Salad Nicoise with Olive Tapenade Vinaigrette


Salad Nicoise

  • 4 eggs
  • 12 marble potatoes or 1 pound of red potatoes
  • 4 teaspoons sea salt, divided
  • 1 bunch of asparagus, tough ends removed
  • 10 cherry tomatoes, sliced in half
  • 1/3 cup Niçoise or your favorite olives, pitted and sliced in half
  • 1 tablespoons avocado oil
  • 1/4 cup diced pancetta
  • 3 tablespoons of capers, drained
  • 6 cups of butter lettuce, baby gems, or romaine rinsed and patted dry
  • 2 cups arugula or baby kale, rinsed and patted dry
  • 1 6-ounce can of line-caught tuna in olive oil or protein of choice
  • 1/2 cup toasted almonds, crushed
  • 1/8 teaspoon paprika

Olive Tapenade Vinaigrette

  • 2 tablespoons Niçoise olives, minced
  • 1 small shallot, minced
  • 1/4 cup sherry vinegar
  • 1 tablespoon fresh-squeezed lemon juice, or more to taste
  • 2 tablespoons chopped fresh parsley, optional
  • 1 tablespoons fresh thyme leaves
  • 1 tablespoon Dijon mustard
  • 1 teaspoon anchovy paste
  • 3/4 cup extra virgin olive oil
  • 1/4 teaspoon sea salt, or more to taste
  • Freshly cracked pepper


Boil Eggs: Bring a medium pot of water to a boil and lower heat to a strong simmer. Carefully place eggs in the pan and cook for 10 minutes.

While eggs are simmering, make an ice bath. Fill a medium bowl 1/3 of the way with ice cubes and add cold water. 

After about 10 minutes, lift eggs out of the water carefully and dunk in the ice batch to cool. Once eggs are cool to the touch, peel and slice in half and then in half again to form wedges. 

Boil Potatoes: Place potatoes in a stock pot and cover with water. Add 2 teaspoons of sea salt and bring water to a boil. Cook until potatoes can be pierced easily with a skewer or tip of a sharp knife.

Once potatoes are finished, drain and spread out on a sheet pan. Allow to cool. Slice the marble potatoes in half or, if using the red potatoes, slice into 1/3-inch disks or wedges.

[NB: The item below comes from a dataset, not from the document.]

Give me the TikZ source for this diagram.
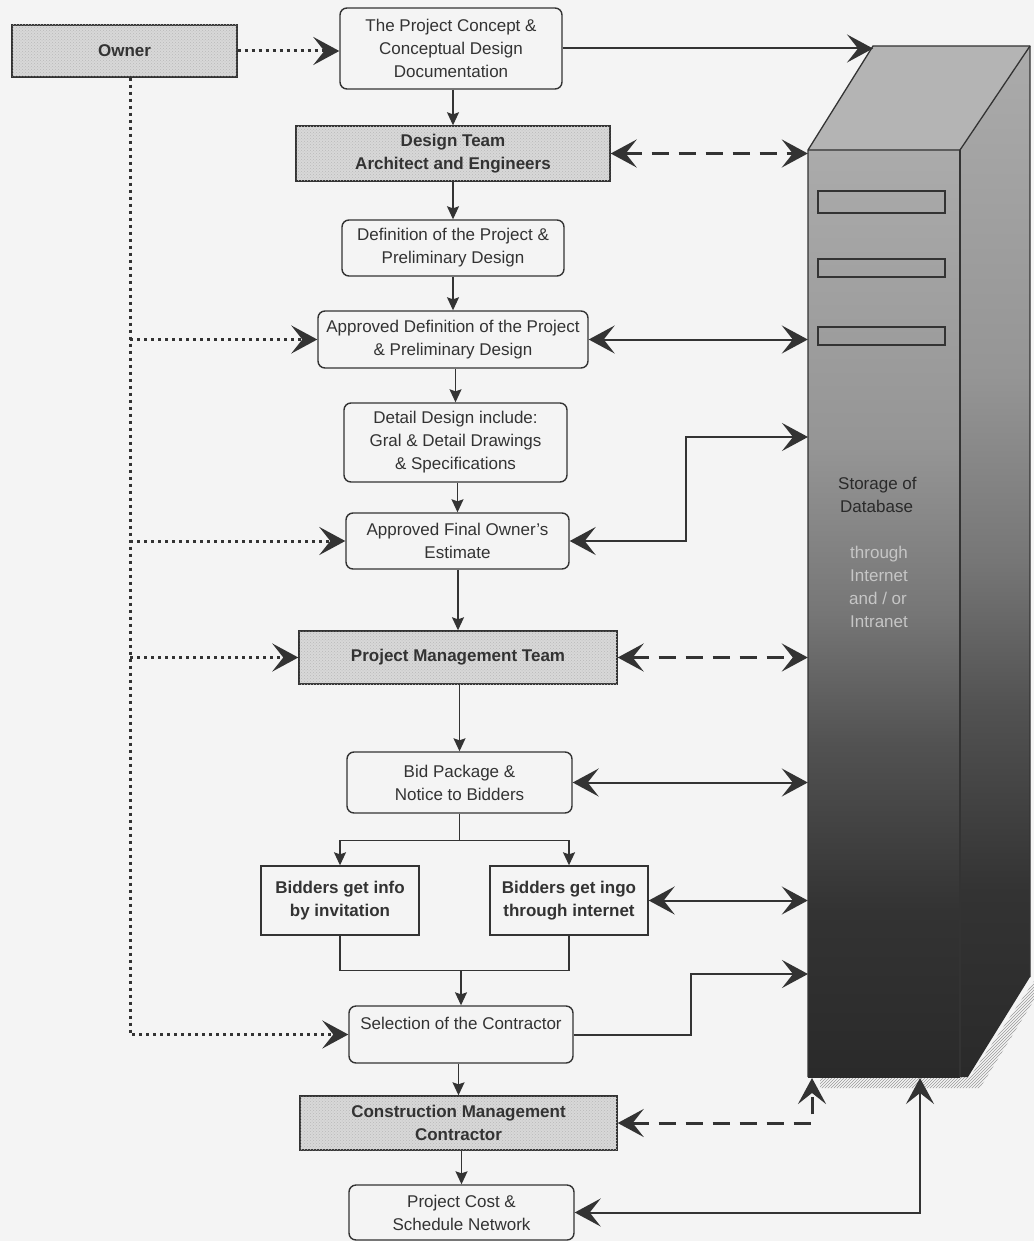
\documentclass[tikz,border=0pt]{standalone}
\usepackage{fontspec}
\setmainfont{Liberation Sans}
\usetikzlibrary{arrows.meta,patterns,calc}
\definecolor{ln}{HTML}{333333}
\definecolor{bgc}{HTML}{F4F4F4}
\definecolor{boxgray}{HTML}{D8D8D8}
\definecolor{topgray}{HTML}{B4B4B4}
\definecolor{sa}{HTML}{2A2A2A}
\definecolor{sb}{HTML}{333333}
\definecolor{sc}{HTML}{525252}
\definecolor{sd}{HTML}{767676}
\definecolor{se}{HTML}{959595}
\definecolor{sf}{HTML}{ABABAB}
\pgfdeclareverticalshading{srvshade}{100bp}{color(0bp)=(sa); color(25bp)=(sa); color(34bp)=(sb); color(43bp)=(sc); color(50bp)=(sd); color(59bp)=(se); color(75bp)=(sf); color(100bp)=(sf)}
\newcommand\myfs{\fontsize{17}{23}\selectfont}
\tikzset{
  BigTip/.tip={Stealth[length=26pt,width=28pt,inset=11pt]},
  SmallTip/.tip={Stealth[length=13pt,width=12pt,inset=2pt]},
  rbox/.style={draw=ln, line width=1.4pt, rounded corners=7pt, fill=bgc, align=center, inner sep=1pt, font=\myfs, text=ln},
  pbox/.style={draw=ln, line width=1.4pt, fill=bgc, align=center, inner sep=1pt, font=\myfs\bfseries, text=ln},
  gbox/.style={draw=ln, line width=1.4pt, fill=boxgray, postaction={pattern=crosshatch dots, pattern color=gray!55}, align=center, inner sep=1pt, font=\myfs\bfseries, text=ln},
  flow/.style={draw=ln, line width=1.3pt, -{SmallTip}},
  conn/.style={draw=ln, line width=2pt},
  dotline/.style={draw=ln, line width=3pt, dash pattern=on 3pt off 4pt},
  dashline/.style={draw=ln, line width=3pt, dash pattern=on 17pt off 10pt},
  srvtext/.style={anchor=base west, inner sep=0pt, font=\myfs},
}
\begin{document}
\begin{tikzpicture}[x=1pt,y=-1pt]
\fill[bgc] (0,0) rectangle (1034,1241);
\useasboundingbox (0,0) rectangle (1034,1241);

% server
\fill[pattern=north east lines, pattern color=gray!80] (820,1077) -- (970,1077) -- (1034,981) -- (1034,1000) -- (980,1088) -- (820,1088) -- cycle;
\fill[topgray] (808,150) -- (873,46) -- (1030,46) -- (960,150) -- cycle;
\shade[shading=srvshade] (960,150) -- (1030,46) -- (1030,977) -- (968,1077) -- (960,1077) -- cycle;
\shade[shading=srvshade] (808,150) rectangle (960,1077);
\draw[ln, line width=1.3pt, line join=round] (808,1077) -- (808,150) -- (873,46) -- (1030,46) -- (1030,977);
\draw[ln, line width=1.3pt] (808,150) -- (960,150) -- (1030,46);
\draw[ln, line width=1.3pt] (960,150) -- (960,1077);
\draw[ln, line width=1.5pt] (818,191) rectangle (945,213);
\draw[ln, line width=1.5pt] (818,259) rectangle (945,277);
\draw[ln, line width=1.5pt] (818,327) rectangle (945,345);
\node[minimum width=152pt, minimum height=927pt, inner sep=0pt] (server) at (884,613.5) {};
\coordinate (srvTL) at (873,46);
\node[srvtext, text=sa] (st1) at (838,489) {Storage of};
\node[srvtext, text=sa] (st2) at (840,512) {Database};
\node[srvtext, text=gray!45] (st3) at (850,558) {through};
\node[srvtext, text=gray!45] (st4) at (850,581) {Internet};
\node[srvtext, text=gray!45] (st5) at (849,604) {and / or};
\node[srvtext, text=gray!45] (st6) at (850,627) {Intranet};

% boxes
\node[gbox, font=\myfs\bfseries, minimum width=225pt, minimum height=52pt] (owner) at (124.5,51) {Owner};
\node[rbox, minimum width=222pt, minimum height=81pt] (concept) at (451,48.5) {The Project Concept \&\\Conceptual Design\\Documentation};
\node[gbox, minimum width=314pt, minimum height=55pt] (design) at (453,153.5) {Design Team\\Architect and Engineers};
\node[rbox, minimum width=222pt, minimum height=56pt] (defn) at (453,248) {Definition of the Project \&\\Preliminary Design};
\node[rbox, minimum width=270pt, minimum height=57pt] (apdef) at (453,339.5) {Approved Definition of the Project\\\& Preliminary Design};
\node[rbox, minimum width=223pt, minimum height=79pt] (detail) at (455.5,442.5) {Detail Design include:\\Gral \& Detail Drawings\\\& Specifications};
\node[rbox, minimum width=223pt, minimum height=56pt] (estim) at (457.5,541) {Approved Final Owner's\\Estimate};
\node[gbox, minimum width=318pt, minimum height=53pt] (pmt) at (458,657.5) {Project Management Team};
\node[rbox, minimum width=225pt, minimum height=61pt] (bid) at (459.5,782.5) {Bid Package \&\\Notice to Bidders};
\node[pbox, minimum width=158pt, minimum height=69pt] (binv) at (340,900.5) {Bidders get info\\by invitation};
\node[pbox, minimum width=158pt, minimum height=69pt] (bint) at (569,900.5) {Bidders get ingo\\through internet};
\node[rbox, minimum width=224pt, minimum height=57pt] (sel) at (461,1034.5) {Selection of the Contractor\\\mbox{}};
\node[gbox, minimum width=317pt, minimum height=54pt] (cmc) at (458.5,1123) {Construction Management\\Contractor};
\node[rbox, minimum width=225pt, minimum height=55pt] (pcost) at (461.5,1212.5) {Project Cost \&\\Schedule Network};

% flow arrows
\draw[flow] (concept.south -| design.north) -- (design.north);
\draw[flow] (design.south) -- (defn.north);
\draw[flow] (defn.south) -- (apdef.north);
\draw[flow] (apdef.south -| detail.north) -- (detail.north);
\draw[flow] (detail.south -| estim.north) -- (estim.north);
\draw[flow] (estim.south -| pmt.north) -- (pmt.north);
\draw[flow] (pmt.south -| bid.north) -- (bid.north);
\draw[draw=ln, line width=1.3pt] (bid.south) -- ++(0,27) coordinate (split);
\draw[flow] (split) -| (binv.north);
\draw[flow] (split) -| (bint.north);
\draw[draw=ln, line width=1.3pt] (binv.south) -- ++(0,35) -| (bint.south);
\coordinate (merge) at (sel.north |- 0,970);
\draw[flow] (merge) -- (sel.north);
\draw[flow] (sel.south -| cmc.north) -- (cmc.north);
\draw[flow] (cmc.south -| pcost.north) -- (pcost.north);

% owner dotted lines
\coordinate (od) at ($(owner.south)+(5.5,0)$);
\draw[dotline, -{BigTip}] (owner.east) -- (owner.east -| concept.west);
\draw[dotline, -{BigTip}] (od) |- (sel.west);
\draw[dotline, -{BigTip}] (od |- apdef.west) -- (apdef.west);
\draw[dotline, -{BigTip}] (od |- estim.west) -- (estim.west);
\draw[dotline, -{BigTip}] (od |- pmt.west) -- (pmt.west);

% connectors to server
\draw[conn, -{BigTip}] (concept.east) -- (concept.east -| srvTL);
\draw[dashline, {BigTip}-{BigTip}] (design.east) -- (design.east -| server.west);
\draw[conn, {BigTip}-{BigTip}] (apdef.east) -- (apdef.east -| server.west);
\coordinate (estT) at (808,437);
\draw[conn, {BigTip}-{BigTip}] (estim.east) -- ++(116,0) |- (estT);
\draw[dashline, {BigTip}-{BigTip}] (pmt.east) -- (pmt.east -| server.west);
\draw[conn, {BigTip}-{BigTip}] (bid.east) -- (bid.east -| server.west);
\draw[conn, {BigTip}-{BigTip}] (bint.east) -- (bint.east -| server.west);
\coordinate (selT) at (808,974);
\draw[conn, -{BigTip}] (sel.east) -- ++(117,0) |- (selT);
\coordinate (cmcT) at (812,1078);
\draw[dashline, {BigTip}-{BigTip}] (cmc.east) -| (cmcT);
\coordinate (pcT) at (920,1078);
\draw[conn, {BigTip}-{BigTip}] (pcost.east) -| (pcT);
\end{tikzpicture}
\end{document}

Blanch Asparagus: Prepare an ice bath as you did for the boiled eggs and place on the counter next to your stove so it’s nearby.

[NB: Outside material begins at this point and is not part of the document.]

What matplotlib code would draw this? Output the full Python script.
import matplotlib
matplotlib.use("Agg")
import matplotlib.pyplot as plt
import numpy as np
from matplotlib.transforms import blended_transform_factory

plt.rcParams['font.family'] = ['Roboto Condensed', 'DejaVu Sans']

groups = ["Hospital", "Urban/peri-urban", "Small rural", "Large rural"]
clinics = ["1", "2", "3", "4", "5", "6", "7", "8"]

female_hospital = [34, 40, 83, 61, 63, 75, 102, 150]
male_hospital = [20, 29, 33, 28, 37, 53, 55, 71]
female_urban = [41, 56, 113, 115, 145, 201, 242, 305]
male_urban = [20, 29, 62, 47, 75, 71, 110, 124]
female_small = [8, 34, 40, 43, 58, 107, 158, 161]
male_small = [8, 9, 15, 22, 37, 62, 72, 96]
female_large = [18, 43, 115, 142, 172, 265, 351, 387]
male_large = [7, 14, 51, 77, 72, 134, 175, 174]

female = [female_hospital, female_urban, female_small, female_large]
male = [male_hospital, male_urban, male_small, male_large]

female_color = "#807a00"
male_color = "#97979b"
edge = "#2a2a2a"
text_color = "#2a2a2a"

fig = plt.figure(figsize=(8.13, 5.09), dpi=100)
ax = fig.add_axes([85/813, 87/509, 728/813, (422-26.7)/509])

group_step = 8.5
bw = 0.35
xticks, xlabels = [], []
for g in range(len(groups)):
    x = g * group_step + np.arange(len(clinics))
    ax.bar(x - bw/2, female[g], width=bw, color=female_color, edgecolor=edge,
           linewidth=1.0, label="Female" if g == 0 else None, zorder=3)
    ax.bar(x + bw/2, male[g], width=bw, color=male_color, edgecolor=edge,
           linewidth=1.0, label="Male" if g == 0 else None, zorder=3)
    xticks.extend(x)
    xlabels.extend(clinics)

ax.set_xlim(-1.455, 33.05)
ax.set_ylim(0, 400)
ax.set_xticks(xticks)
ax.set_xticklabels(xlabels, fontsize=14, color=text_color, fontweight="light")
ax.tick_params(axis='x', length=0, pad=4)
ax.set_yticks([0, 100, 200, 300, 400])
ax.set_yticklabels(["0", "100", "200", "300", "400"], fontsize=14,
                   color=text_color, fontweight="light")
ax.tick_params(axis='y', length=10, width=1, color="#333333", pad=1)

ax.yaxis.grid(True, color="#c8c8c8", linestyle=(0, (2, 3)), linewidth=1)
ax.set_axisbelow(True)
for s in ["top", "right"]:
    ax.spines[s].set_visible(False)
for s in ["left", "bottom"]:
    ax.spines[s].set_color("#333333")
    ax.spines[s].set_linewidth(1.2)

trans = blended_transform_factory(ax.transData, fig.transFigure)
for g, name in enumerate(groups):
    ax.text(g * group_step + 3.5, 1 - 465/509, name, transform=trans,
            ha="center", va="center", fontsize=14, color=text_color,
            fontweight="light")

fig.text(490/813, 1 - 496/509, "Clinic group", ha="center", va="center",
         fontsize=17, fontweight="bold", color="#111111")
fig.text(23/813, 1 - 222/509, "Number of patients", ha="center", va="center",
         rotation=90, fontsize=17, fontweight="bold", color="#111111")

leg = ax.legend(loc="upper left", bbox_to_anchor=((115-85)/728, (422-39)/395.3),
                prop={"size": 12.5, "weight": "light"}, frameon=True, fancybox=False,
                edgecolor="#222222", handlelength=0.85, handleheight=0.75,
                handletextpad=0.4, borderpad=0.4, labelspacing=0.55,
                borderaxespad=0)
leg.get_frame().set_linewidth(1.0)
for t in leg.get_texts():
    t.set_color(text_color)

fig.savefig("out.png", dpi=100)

Bring a fresh stock pot of water to boil with 2 more teaspoons of sea salt. When water comes to a rolling boil, place asparagus into the water and cook until they turn bright green and are tender-crisp. This will take about 2 minutes. Lift asparagus out of the water and shock in the ice bath to stop the cooking process. 

Remove asparagus from the ice bath, pat dry and then slice on the diagonal into 3-inch pieces, keeping the asparagus spear tips intact.

Fry Pancetta and Capers: Heat a medium skillet over medium-low heat and add avocado oil. Add the pancetta and pan fry until browned and crisp. Transfer pancetta to a plate lined with paper towels to blot out the excess oil.

Next, pan fry the capers in the same pan for about 1 to 2 minutes until they become crispy and then place them in a small bowl. Set aside. 

Make Vinaigrette: Add all of the vinaigrette ingredients to a jar with a tight-fitting lid. Cap the jar and shake vigorously until emulsified.

Assemble Salad: Tear lettuce greens into bite-sized pieces. Pour about a tablespoon of dressing into the bottom of a salad bowl and add lettuce greens. Toss lightly. In a separate bowl, toss the potatoes, asparagus, and tomatoes separately with enough dressing to coat lightly. As you finish tossing each item, arrange them on top of the lettuce greens. Then add the hard-boiled eggs and tuna. Sprinkle the eggs with paprika and scatter the top of the salad with pancetta, capers, and toasted almonds. Drizzle with more vinaigrette if desired. Enjoy!